A water pressure regulation unit 80 is connected to the front frame 11 of the centrifugal pump 10 and includes the water tank 81, a one-direction valve 82 to prevent the water from flowing back to the water tank 81, an electro-magnetic valve 83 for controlling the water pressure regulation unit 80, and a volume valve 84 connected on a pipe connected between the water tank 81 and the front frame 11. A low pressure controller 85 and a high pressure controller 86 are connected to the high pressure tank 40, wherein the lower pressure controller 85 is able to activate the water tank 81 to supply water into the centrifugal pump 10 when the pressure in the high pressure tank 40 is low, and the high pressure controller 86 stops the centrifugal pump 10 when the pressure in the high pressure tank 40 is high.
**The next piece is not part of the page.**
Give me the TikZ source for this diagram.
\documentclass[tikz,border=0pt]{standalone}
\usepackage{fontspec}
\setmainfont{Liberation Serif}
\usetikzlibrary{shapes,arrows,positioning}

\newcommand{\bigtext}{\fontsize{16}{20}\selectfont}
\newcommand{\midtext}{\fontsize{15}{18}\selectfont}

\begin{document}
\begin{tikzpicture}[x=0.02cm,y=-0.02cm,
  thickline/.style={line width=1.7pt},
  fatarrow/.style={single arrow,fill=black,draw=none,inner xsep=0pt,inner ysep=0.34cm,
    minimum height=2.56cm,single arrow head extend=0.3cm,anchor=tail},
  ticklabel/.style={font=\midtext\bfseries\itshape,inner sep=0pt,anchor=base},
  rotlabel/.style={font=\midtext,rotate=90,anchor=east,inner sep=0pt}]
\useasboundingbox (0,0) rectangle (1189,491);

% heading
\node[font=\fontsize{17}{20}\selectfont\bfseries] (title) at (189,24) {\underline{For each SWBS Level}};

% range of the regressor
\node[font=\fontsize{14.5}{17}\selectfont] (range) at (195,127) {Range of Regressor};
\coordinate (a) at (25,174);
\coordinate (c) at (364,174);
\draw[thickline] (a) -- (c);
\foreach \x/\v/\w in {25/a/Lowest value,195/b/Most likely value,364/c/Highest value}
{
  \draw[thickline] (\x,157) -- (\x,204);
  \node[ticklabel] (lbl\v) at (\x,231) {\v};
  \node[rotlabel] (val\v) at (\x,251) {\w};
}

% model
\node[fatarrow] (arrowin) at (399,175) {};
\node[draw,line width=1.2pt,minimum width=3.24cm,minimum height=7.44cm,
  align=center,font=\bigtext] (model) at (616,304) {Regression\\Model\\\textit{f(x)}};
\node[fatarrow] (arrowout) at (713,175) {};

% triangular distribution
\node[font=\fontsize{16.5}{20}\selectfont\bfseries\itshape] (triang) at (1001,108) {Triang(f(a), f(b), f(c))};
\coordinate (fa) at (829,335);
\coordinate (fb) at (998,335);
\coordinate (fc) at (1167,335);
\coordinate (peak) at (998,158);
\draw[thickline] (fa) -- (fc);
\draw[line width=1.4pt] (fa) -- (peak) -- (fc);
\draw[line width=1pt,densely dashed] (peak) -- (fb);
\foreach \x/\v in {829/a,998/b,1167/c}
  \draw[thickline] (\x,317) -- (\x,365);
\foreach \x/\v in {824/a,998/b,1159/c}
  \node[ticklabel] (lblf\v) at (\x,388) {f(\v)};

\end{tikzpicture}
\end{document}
Referring to FIGS. 4, 5 and 6, another embodiment of the system is disclosed and the main difference from the first embodiment in FIGS. 1 to 3 is that a cap 65 is connected to the front frame 11. Two seal rings 80 are connected between the cap 65 and the front frame 11. Each radial inlet 115 is re sealed by seal bolts 116. A plurality of paths 117 are defined in the front frame 11 and communicating with the radial inlets 115. The second pipe 20 extends through the cap 65. An annular groove 66 is defined in the cap 65 and communicates with the paths 117. A plurality of apertures 67 are defined through the cap 65 and communicate with the annular groove 66. Each aperture 67 has a connector 62 engaged therewith and the supply pipes 61 connected with the connectors 62.
While we have shown and described the embodiment in accordance with the present invention, it should be clear to those skilled in the art that further embodiments may be made without departing from the scope of the present invention.